* start WORKING DATA *
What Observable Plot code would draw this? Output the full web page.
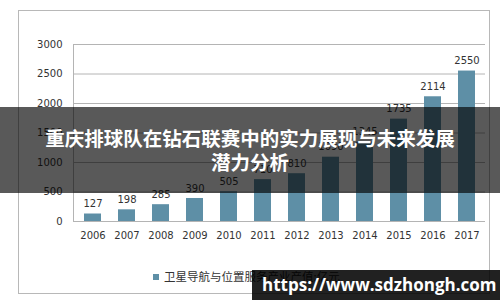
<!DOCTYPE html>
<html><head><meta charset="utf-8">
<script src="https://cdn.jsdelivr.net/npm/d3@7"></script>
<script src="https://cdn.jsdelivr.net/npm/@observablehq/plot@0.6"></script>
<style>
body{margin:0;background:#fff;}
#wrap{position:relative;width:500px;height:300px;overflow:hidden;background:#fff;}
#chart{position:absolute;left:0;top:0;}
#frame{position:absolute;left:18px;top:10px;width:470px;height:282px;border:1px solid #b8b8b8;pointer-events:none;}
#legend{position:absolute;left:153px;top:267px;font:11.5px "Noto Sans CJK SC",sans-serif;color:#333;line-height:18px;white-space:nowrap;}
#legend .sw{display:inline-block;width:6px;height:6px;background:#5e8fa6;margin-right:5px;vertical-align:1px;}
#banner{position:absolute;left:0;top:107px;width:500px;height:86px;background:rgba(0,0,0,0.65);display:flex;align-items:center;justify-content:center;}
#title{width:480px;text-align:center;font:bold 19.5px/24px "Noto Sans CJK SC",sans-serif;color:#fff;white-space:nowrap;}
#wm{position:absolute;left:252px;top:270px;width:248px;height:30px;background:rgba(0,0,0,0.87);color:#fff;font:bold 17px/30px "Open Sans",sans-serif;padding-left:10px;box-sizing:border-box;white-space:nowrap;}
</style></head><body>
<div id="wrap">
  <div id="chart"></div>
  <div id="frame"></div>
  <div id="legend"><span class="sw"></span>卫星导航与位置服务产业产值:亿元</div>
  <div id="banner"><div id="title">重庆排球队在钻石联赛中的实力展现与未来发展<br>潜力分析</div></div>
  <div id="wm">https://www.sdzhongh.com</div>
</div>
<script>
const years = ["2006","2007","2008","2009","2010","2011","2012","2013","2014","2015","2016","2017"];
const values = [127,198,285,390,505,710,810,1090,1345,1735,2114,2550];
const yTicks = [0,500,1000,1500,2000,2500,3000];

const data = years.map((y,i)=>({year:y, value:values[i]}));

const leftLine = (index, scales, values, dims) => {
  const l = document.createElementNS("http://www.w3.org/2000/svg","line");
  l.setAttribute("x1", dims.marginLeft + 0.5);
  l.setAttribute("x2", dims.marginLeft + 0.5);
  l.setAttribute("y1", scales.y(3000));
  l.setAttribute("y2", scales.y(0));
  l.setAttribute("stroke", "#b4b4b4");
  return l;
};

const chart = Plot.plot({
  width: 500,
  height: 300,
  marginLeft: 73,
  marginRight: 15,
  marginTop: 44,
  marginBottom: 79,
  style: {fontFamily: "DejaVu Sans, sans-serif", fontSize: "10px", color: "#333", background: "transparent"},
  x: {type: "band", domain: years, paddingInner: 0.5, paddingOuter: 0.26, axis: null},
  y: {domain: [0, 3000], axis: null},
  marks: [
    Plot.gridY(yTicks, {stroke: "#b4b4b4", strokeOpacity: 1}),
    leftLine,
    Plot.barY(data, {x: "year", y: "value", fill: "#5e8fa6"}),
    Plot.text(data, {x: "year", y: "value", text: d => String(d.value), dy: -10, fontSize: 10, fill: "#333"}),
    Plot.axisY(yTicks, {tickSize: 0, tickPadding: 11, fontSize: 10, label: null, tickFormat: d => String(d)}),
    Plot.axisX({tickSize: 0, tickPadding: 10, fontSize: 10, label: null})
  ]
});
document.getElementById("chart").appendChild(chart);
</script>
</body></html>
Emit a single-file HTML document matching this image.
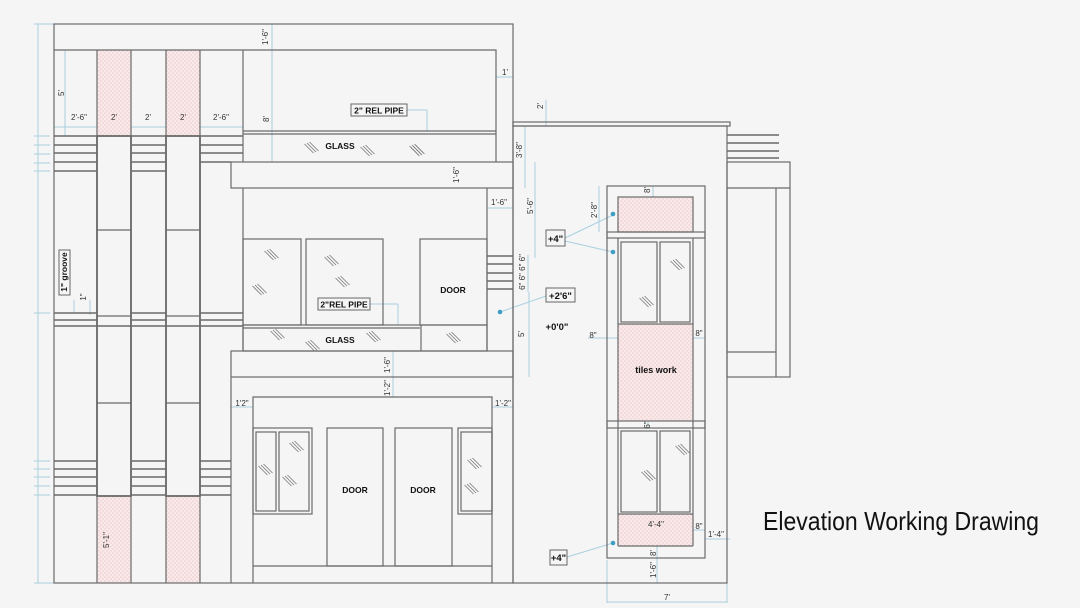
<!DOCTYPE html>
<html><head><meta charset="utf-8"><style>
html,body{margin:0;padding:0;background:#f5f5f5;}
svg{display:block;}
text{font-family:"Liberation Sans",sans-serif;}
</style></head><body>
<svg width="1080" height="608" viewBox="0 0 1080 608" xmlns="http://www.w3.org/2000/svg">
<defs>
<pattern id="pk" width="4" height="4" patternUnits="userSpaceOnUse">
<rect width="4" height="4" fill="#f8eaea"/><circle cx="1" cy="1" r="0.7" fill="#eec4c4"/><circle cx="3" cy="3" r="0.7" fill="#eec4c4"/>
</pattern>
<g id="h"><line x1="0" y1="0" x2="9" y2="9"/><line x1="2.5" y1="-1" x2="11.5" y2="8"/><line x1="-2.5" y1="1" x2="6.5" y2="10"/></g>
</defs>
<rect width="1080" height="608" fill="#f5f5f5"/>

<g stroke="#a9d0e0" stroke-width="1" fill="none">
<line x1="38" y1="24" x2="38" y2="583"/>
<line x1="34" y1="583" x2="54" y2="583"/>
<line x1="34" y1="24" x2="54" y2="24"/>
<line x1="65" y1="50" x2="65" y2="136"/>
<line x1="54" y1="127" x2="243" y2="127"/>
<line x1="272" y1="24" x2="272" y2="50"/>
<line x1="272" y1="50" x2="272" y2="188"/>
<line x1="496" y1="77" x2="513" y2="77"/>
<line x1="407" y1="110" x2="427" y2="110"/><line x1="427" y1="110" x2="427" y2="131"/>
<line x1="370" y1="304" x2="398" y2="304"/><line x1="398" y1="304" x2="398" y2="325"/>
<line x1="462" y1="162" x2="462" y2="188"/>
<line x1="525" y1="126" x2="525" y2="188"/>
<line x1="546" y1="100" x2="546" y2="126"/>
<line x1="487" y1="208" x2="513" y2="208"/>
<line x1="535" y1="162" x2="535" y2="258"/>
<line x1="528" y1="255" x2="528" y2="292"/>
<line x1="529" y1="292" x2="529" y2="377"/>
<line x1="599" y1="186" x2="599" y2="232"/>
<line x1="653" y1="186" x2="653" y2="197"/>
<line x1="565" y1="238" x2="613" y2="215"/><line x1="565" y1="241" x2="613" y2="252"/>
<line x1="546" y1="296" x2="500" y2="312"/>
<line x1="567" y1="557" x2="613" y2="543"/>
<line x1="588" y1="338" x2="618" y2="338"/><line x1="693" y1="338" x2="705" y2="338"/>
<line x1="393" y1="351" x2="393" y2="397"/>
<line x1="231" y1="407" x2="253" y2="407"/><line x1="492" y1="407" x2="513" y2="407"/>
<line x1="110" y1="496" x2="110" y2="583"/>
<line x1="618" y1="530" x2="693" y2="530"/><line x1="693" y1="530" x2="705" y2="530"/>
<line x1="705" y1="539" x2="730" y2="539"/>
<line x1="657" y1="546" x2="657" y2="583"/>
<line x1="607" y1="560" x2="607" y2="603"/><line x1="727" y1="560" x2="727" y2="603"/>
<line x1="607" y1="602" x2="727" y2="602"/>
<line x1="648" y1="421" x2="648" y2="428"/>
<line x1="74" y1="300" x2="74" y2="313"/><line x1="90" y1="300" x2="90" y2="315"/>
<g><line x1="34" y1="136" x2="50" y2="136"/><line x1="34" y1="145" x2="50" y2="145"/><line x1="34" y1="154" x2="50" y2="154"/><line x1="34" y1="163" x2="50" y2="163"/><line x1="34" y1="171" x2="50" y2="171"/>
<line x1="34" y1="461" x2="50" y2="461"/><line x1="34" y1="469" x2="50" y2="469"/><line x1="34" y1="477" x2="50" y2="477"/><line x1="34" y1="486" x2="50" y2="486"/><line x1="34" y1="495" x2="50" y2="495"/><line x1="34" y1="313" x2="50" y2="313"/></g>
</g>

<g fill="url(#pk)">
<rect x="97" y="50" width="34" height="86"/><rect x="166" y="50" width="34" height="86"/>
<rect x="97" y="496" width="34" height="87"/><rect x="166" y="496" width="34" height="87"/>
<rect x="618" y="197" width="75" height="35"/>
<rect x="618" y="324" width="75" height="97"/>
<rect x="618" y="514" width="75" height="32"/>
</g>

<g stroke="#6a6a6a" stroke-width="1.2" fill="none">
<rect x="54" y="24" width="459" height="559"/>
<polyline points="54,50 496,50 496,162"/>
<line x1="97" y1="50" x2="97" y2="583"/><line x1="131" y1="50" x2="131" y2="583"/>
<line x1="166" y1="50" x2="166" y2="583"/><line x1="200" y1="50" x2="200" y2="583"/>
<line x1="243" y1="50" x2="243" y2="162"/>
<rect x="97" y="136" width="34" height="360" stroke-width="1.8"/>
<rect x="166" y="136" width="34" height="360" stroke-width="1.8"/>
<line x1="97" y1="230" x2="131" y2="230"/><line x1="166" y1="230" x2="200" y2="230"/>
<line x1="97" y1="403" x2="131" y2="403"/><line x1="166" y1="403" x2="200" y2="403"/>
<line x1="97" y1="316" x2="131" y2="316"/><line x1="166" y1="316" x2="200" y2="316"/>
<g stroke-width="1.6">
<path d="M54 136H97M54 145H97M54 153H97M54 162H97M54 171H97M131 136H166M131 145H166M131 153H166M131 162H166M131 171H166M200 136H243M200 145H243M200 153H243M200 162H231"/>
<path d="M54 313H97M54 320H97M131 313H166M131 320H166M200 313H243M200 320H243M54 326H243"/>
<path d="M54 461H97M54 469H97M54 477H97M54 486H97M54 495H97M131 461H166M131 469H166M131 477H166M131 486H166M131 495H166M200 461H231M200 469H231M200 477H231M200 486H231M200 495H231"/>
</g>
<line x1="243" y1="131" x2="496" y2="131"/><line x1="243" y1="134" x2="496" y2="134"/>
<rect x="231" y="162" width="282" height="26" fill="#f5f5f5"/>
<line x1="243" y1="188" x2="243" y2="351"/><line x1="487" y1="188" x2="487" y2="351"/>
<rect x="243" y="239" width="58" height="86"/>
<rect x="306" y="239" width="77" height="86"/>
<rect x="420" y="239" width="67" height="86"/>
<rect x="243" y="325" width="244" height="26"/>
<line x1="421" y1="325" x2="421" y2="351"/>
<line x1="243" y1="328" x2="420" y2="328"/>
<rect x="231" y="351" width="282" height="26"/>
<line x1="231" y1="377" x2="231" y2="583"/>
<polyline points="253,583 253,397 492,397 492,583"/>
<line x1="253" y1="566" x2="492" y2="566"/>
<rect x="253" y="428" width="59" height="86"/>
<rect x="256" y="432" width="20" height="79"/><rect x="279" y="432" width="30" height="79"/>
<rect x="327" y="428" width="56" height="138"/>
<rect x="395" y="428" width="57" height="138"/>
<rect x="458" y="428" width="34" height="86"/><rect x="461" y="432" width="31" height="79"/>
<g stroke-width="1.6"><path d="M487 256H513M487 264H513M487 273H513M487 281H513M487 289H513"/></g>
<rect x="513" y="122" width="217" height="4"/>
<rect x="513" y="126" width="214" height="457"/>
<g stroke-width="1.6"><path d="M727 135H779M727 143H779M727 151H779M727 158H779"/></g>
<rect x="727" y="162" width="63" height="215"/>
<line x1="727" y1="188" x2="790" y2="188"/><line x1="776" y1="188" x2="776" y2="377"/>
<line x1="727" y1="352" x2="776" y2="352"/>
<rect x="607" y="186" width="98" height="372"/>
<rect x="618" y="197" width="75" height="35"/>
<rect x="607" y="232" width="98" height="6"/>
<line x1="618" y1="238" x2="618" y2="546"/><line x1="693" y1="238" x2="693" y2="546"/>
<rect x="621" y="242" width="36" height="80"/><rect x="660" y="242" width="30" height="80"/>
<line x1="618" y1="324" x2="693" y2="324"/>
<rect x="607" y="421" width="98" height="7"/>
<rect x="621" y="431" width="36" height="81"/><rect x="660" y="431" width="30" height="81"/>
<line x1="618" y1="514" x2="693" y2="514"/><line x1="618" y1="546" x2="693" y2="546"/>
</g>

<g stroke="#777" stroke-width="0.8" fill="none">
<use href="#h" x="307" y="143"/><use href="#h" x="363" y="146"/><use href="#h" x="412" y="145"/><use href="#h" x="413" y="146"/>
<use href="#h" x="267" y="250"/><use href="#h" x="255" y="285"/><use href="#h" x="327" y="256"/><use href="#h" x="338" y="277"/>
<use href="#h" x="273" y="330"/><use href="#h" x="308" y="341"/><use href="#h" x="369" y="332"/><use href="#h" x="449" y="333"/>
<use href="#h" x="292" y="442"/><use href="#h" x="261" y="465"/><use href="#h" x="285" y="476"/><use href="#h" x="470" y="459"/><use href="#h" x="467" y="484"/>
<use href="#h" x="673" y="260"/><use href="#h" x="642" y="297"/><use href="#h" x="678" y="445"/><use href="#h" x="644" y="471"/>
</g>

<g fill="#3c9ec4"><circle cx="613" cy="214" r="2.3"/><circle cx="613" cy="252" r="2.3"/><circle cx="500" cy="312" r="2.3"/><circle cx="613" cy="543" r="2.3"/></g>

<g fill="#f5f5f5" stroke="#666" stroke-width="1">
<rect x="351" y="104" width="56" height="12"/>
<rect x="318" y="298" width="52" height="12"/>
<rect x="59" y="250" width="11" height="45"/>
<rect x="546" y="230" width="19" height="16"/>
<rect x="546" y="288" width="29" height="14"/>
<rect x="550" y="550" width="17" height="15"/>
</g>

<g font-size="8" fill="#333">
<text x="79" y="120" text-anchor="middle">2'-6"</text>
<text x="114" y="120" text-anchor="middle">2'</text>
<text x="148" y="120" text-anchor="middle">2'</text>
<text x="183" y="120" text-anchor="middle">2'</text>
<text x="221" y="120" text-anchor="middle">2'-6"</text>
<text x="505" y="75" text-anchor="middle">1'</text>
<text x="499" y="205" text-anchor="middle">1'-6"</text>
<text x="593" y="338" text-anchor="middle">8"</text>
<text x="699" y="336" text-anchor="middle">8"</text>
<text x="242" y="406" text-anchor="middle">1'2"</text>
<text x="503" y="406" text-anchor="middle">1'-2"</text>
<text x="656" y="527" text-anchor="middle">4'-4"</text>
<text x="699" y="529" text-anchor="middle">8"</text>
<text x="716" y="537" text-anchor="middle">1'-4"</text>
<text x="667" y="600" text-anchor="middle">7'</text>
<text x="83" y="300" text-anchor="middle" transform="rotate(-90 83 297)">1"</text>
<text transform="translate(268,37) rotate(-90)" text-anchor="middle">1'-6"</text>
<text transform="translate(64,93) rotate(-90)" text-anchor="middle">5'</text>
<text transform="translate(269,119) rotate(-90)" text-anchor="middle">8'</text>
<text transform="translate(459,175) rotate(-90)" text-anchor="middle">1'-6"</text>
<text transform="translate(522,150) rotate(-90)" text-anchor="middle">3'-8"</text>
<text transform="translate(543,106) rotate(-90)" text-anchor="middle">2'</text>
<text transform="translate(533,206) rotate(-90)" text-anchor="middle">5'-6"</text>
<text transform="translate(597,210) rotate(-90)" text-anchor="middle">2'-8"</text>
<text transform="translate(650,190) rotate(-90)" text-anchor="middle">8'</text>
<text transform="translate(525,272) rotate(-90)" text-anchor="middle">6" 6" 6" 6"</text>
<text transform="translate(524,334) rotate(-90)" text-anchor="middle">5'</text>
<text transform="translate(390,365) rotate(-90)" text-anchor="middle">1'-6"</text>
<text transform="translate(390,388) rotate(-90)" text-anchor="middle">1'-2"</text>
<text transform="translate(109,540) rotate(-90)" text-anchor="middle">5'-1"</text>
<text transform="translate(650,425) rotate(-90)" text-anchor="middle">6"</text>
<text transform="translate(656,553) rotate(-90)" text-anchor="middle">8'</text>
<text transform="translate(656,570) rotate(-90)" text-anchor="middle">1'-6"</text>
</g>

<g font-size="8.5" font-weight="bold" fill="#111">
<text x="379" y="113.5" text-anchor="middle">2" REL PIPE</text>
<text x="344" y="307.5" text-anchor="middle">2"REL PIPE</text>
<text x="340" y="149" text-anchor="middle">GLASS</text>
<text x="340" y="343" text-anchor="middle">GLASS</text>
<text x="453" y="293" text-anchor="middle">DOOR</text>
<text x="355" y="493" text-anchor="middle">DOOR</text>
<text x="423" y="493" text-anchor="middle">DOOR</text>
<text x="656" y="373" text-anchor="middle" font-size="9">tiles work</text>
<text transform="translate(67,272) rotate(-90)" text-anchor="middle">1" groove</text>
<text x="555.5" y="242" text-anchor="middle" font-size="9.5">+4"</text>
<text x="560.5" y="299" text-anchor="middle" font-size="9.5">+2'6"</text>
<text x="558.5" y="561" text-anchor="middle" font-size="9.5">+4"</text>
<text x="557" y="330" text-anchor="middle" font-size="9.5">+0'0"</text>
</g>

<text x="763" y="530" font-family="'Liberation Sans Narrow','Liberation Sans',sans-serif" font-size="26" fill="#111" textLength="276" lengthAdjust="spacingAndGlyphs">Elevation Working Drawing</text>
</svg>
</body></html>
* end WORKING DATA *
SHORT TASK: List every line from the entries above in which "document" appears.

FULL OUTPUT:
  const l = document.createElementNS("http://www.w3.org/2000/svg","line");
document.getElementById("chart").appendChild(chart);
Emit a single-file HTML document matching this image.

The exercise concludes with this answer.